WRITTEN INSTRUCTION:
Give every line of the data again, unchanged, but with no pictures.

DATA LINES:
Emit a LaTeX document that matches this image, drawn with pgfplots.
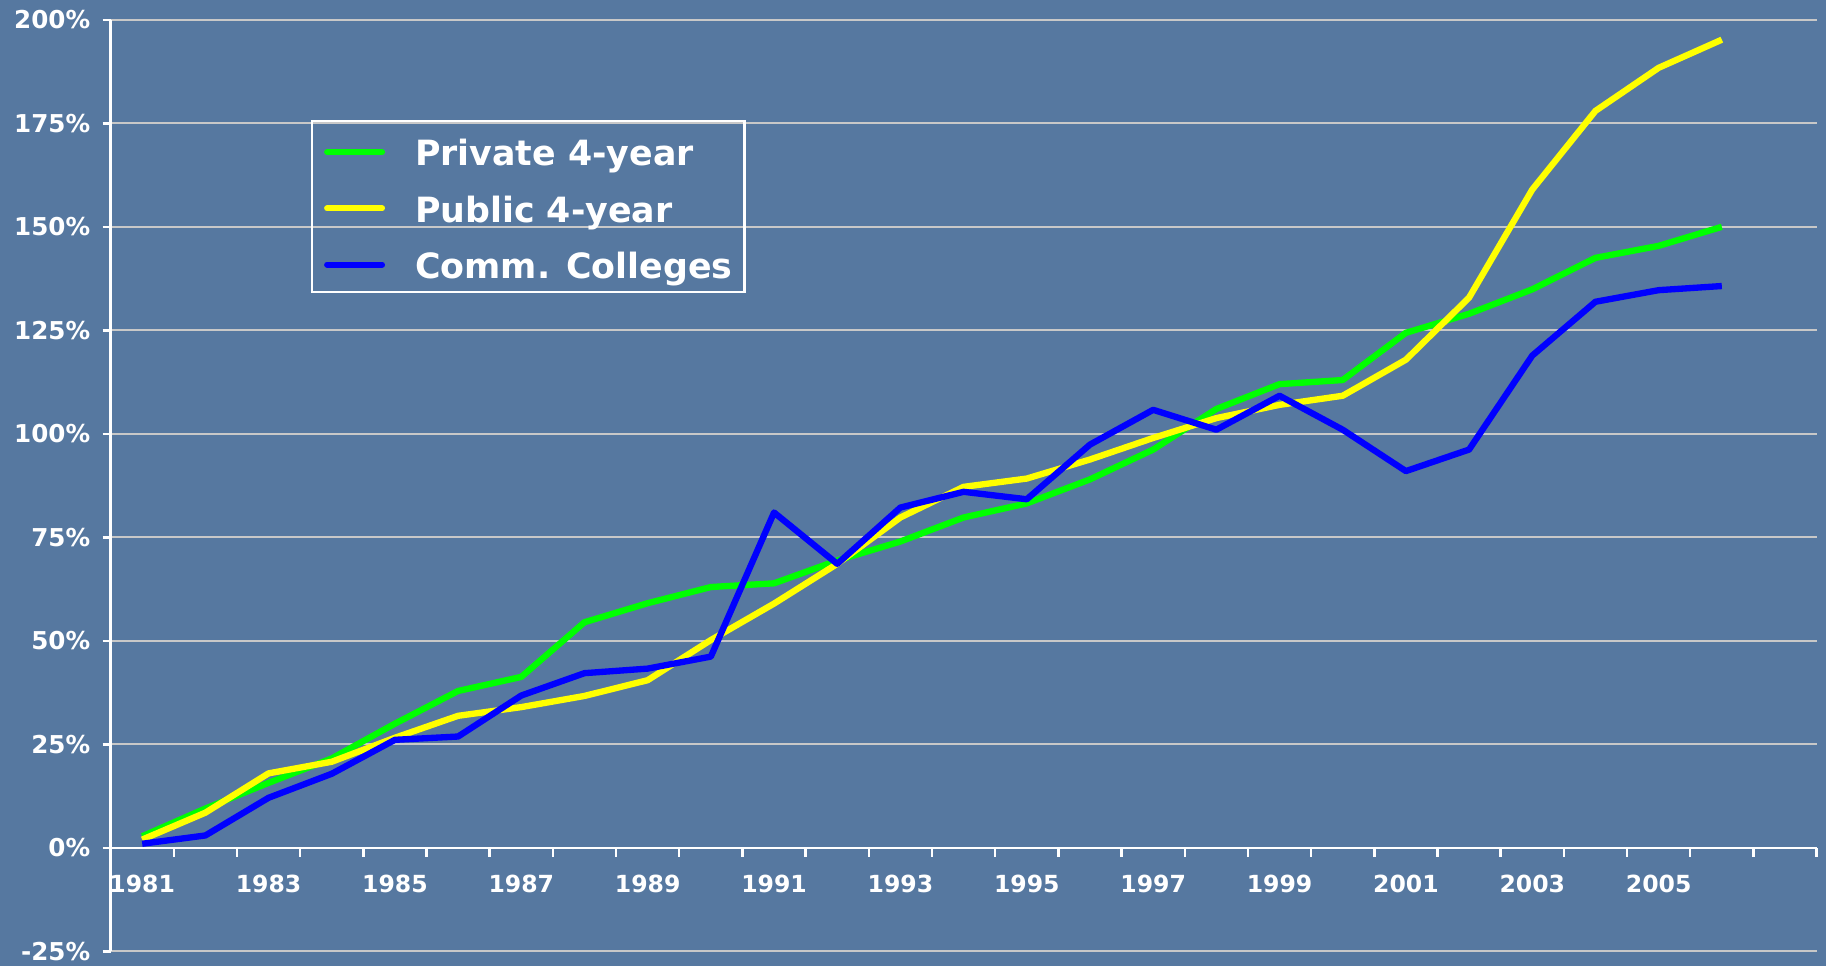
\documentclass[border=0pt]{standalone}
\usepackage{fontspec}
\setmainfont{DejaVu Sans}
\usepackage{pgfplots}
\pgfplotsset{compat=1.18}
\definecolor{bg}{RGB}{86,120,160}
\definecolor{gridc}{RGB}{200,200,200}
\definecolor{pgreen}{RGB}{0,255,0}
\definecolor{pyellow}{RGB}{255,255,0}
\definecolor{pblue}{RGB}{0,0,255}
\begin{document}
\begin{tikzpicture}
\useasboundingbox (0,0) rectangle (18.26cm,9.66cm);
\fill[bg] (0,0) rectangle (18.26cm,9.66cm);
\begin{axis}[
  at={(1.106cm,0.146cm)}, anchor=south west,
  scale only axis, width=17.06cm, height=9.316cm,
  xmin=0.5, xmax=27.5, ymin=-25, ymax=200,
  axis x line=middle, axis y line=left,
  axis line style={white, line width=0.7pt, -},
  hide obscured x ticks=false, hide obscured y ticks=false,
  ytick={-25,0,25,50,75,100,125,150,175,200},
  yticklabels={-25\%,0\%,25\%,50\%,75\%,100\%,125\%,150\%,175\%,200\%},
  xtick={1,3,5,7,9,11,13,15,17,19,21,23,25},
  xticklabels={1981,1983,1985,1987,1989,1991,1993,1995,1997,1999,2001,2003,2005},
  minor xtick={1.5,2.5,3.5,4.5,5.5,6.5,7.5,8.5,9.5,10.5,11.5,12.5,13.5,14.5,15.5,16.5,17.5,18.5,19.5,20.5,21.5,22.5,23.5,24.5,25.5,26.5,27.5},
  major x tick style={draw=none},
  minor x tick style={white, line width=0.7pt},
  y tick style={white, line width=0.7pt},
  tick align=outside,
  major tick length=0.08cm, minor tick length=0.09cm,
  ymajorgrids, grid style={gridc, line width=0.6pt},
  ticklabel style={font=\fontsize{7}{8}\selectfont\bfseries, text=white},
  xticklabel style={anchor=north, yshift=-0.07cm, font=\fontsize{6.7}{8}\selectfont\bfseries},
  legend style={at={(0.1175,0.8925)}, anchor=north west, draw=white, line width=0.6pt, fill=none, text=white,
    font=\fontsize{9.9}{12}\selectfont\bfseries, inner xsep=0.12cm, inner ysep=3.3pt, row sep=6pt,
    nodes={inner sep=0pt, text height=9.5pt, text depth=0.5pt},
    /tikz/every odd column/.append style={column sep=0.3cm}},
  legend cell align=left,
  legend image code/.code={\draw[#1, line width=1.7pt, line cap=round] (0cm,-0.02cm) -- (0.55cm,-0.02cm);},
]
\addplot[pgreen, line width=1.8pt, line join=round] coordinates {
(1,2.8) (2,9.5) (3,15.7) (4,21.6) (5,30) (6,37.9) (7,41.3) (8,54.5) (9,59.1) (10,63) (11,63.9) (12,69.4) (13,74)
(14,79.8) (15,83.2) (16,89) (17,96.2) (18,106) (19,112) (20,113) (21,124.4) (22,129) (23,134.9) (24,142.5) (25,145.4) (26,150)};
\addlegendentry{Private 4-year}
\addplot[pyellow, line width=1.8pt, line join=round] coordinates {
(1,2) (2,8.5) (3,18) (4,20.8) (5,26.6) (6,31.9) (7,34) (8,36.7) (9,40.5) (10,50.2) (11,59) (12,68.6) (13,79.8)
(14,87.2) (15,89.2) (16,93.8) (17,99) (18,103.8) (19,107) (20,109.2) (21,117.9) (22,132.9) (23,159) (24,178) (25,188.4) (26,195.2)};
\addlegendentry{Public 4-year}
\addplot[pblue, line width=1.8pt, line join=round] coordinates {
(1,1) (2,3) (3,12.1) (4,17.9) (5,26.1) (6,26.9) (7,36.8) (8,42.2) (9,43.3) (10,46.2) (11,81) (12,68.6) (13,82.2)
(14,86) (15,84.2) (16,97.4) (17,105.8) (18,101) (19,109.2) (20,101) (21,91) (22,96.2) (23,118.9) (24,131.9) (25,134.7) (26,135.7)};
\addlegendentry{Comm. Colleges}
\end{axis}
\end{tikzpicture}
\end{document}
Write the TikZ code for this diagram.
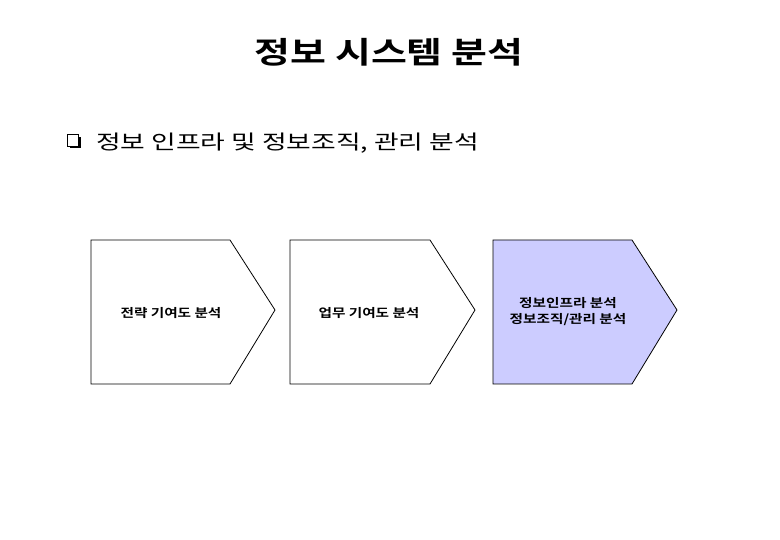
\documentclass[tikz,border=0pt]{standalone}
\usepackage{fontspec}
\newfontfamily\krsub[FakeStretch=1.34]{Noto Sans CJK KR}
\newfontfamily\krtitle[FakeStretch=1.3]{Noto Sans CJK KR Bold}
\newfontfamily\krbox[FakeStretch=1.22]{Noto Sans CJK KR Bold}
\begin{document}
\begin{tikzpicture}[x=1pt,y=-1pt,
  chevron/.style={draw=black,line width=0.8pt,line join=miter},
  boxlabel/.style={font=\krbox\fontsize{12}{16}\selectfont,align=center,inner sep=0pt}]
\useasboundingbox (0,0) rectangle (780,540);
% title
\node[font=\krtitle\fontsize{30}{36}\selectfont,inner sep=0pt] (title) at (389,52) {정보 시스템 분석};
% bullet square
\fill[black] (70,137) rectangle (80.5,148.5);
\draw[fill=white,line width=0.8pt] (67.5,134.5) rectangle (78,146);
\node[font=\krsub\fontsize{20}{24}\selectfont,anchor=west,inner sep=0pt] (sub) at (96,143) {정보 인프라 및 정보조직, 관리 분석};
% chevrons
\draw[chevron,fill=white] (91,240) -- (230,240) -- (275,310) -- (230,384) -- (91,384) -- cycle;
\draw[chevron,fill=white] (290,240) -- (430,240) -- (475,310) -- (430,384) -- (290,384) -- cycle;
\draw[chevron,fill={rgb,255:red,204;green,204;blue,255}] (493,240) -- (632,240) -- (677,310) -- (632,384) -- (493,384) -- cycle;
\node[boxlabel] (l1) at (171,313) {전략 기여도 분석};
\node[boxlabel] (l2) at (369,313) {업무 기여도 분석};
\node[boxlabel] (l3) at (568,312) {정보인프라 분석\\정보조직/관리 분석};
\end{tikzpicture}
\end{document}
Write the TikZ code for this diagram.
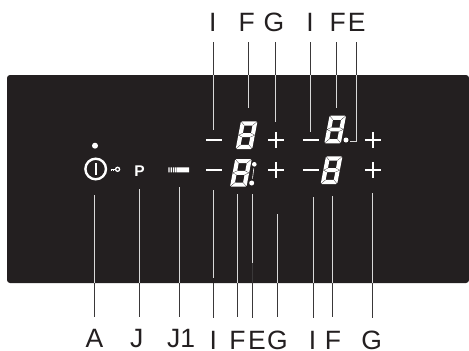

ANSWER TO THE TASK:
Emit a LaTeX document that matches this image, drawn with pgfplots.
\documentclass[border=0pt]{standalone}
\usepackage{fontspec}
\setmainfont{DejaVu Sans}
\usepackage{pgfplots}
\pgfplotsset{compat=1.18}
\definecolor{bg}{RGB}{86,120,160}
\definecolor{gridc}{RGB}{200,200,200}
\definecolor{pgreen}{RGB}{0,255,0}
\definecolor{pyellow}{RGB}{255,255,0}
\definecolor{pblue}{RGB}{0,0,255}
\begin{document}
\begin{tikzpicture}
\useasboundingbox (0,0) rectangle (18.26cm,9.66cm);
\fill[bg] (0,0) rectangle (18.26cm,9.66cm);
\begin{axis}[
  at={(1.106cm,0.146cm)}, anchor=south west,
  scale only axis, width=17.06cm, height=9.316cm,
  xmin=0.5, xmax=27.5, ymin=-25, ymax=200,
  axis x line=middle, axis y line=left,
  axis line style={white, line width=0.7pt, -},
  hide obscured x ticks=false, hide obscured y ticks=false,
  ytick={-25,0,25,50,75,100,125,150,175,200},
  yticklabels={-25\%,0\%,25\%,50\%,75\%,100\%,125\%,150\%,175\%,200\%},
  xtick={1,3,5,7,9,11,13,15,17,19,21,23,25},
  xticklabels={1981,1983,1985,1987,1989,1991,1993,1995,1997,1999,2001,2003,2005},
  minor xtick={1.5,2.5,3.5,4.5,5.5,6.5,7.5,8.5,9.5,10.5,11.5,12.5,13.5,14.5,15.5,16.5,17.5,18.5,19.5,20.5,21.5,22.5,23.5,24.5,25.5,26.5,27.5},
  major x tick style={draw=none},
  minor x tick style={white, line width=0.7pt},
  y tick style={white, line width=0.7pt},
  tick align=outside,
  major tick length=0.08cm, minor tick length=0.09cm,
  ymajorgrids, grid style={gridc, line width=0.6pt},
  ticklabel style={font=\fontsize{7}{8}\selectfont\bfseries, text=white},
  xticklabel style={anchor=north, yshift=-0.07cm, font=\fontsize{6.7}{8}\selectfont\bfseries},
  legend style={at={(0.1175,0.8925)}, anchor=north west, draw=white, line width=0.6pt, fill=none, text=white,
    font=\fontsize{9.9}{12}\selectfont\bfseries, inner xsep=0.12cm, inner ysep=3.3pt, row sep=6pt,
    nodes={inner sep=0pt, text height=9.5pt, text depth=0.5pt},
    /tikz/every odd column/.append style={column sep=0.3cm}},
  legend cell align=left,
  legend image code/.code={\draw[#1, line width=1.7pt, line cap=round] (0cm,-0.02cm) -- (0.55cm,-0.02cm);},
]
\addplot[pgreen, line width=1.8pt, line join=round] coordinates {
(1,2.8) (2,9.5) (3,15.7) (4,21.6) (5,30) (6,37.9) (7,41.3) (8,54.5) (9,59.1) (10,63) (11,63.9) (12,69.4) (13,74)
(14,79.8) (15,83.2) (16,89) (17,96.2) (18,106) (19,112) (20,113) (21,124.4) (22,129) (23,134.9) (24,142.5) (25,145.4) (26,150)};
\addlegendentry{Private 4-year}
\addplot[pyellow, line width=1.8pt, line join=round] coordinates {
(1,2) (2,8.5) (3,18) (4,20.8) (5,26.6) (6,31.9) (7,34) (8,36.7) (9,40.5) (10,50.2) (11,59) (12,68.6) (13,79.8)
(14,87.2) (15,89.2) (16,93.8) (17,99) (18,103.8) (19,107) (20,109.2) (21,117.9) (22,132.9) (23,159) (24,178) (25,188.4) (26,195.2)};
\addlegendentry{Public 4-year}
\addplot[pblue, line width=1.8pt, line join=round] coordinates {
(1,1) (2,3) (3,12.1) (4,17.9) (5,26.1) (6,26.9) (7,36.8) (8,42.2) (9,43.3) (10,46.2) (11,81) (12,68.6) (13,82.2)
(14,86) (15,84.2) (16,97.4) (17,105.8) (18,101) (19,109.2) (20,101) (21,91) (22,96.2) (23,118.9) (24,131.9) (25,134.7) (26,135.7)};
\addlegendentry{Comm. Colleges}
\end{axis}
\end{tikzpicture}
\end{document}
Write the TikZ code for this diagram.
\documentclass[tikz,border=0pt]{standalone}
\usepackage{fontspec}
\newfontfamily\krsub[FakeStretch=1.34]{Noto Sans CJK KR}
\newfontfamily\krtitle[FakeStretch=1.3]{Noto Sans CJK KR Bold}
\newfontfamily\krbox[FakeStretch=1.22]{Noto Sans CJK KR Bold}
\begin{document}
\begin{tikzpicture}[x=1pt,y=-1pt,
  chevron/.style={draw=black,line width=0.8pt,line join=miter},
  boxlabel/.style={font=\krbox\fontsize{12}{16}\selectfont,align=center,inner sep=0pt}]
\useasboundingbox (0,0) rectangle (780,540);
% title
\node[font=\krtitle\fontsize{30}{36}\selectfont,inner sep=0pt] (title) at (389,52) {정보 시스템 분석};
% bullet square
\fill[black] (70,137) rectangle (80.5,148.5);
\draw[fill=white,line width=0.8pt] (67.5,134.5) rectangle (78,146);
\node[font=\krsub\fontsize{20}{24}\selectfont,anchor=west,inner sep=0pt] (sub) at (96,143) {정보 인프라 및 정보조직, 관리 분석};
% chevrons
\draw[chevron,fill=white] (91,240) -- (230,240) -- (275,310) -- (230,384) -- (91,384) -- cycle;
\draw[chevron,fill=white] (290,240) -- (430,240) -- (475,310) -- (430,384) -- (290,384) -- cycle;
\draw[chevron,fill={rgb,255:red,204;green,204;blue,255}] (493,240) -- (632,240) -- (677,310) -- (632,384) -- (493,384) -- cycle;
\node[boxlabel] (l1) at (171,313) {전략 기여도 분석};
\node[boxlabel] (l2) at (369,313) {업무 기여도 분석};
\node[boxlabel] (l3) at (568,312) {정보인프라 분석\\정보조직/관리 분석};
\end{tikzpicture}
\end{document}
Write the TikZ code for this diagram.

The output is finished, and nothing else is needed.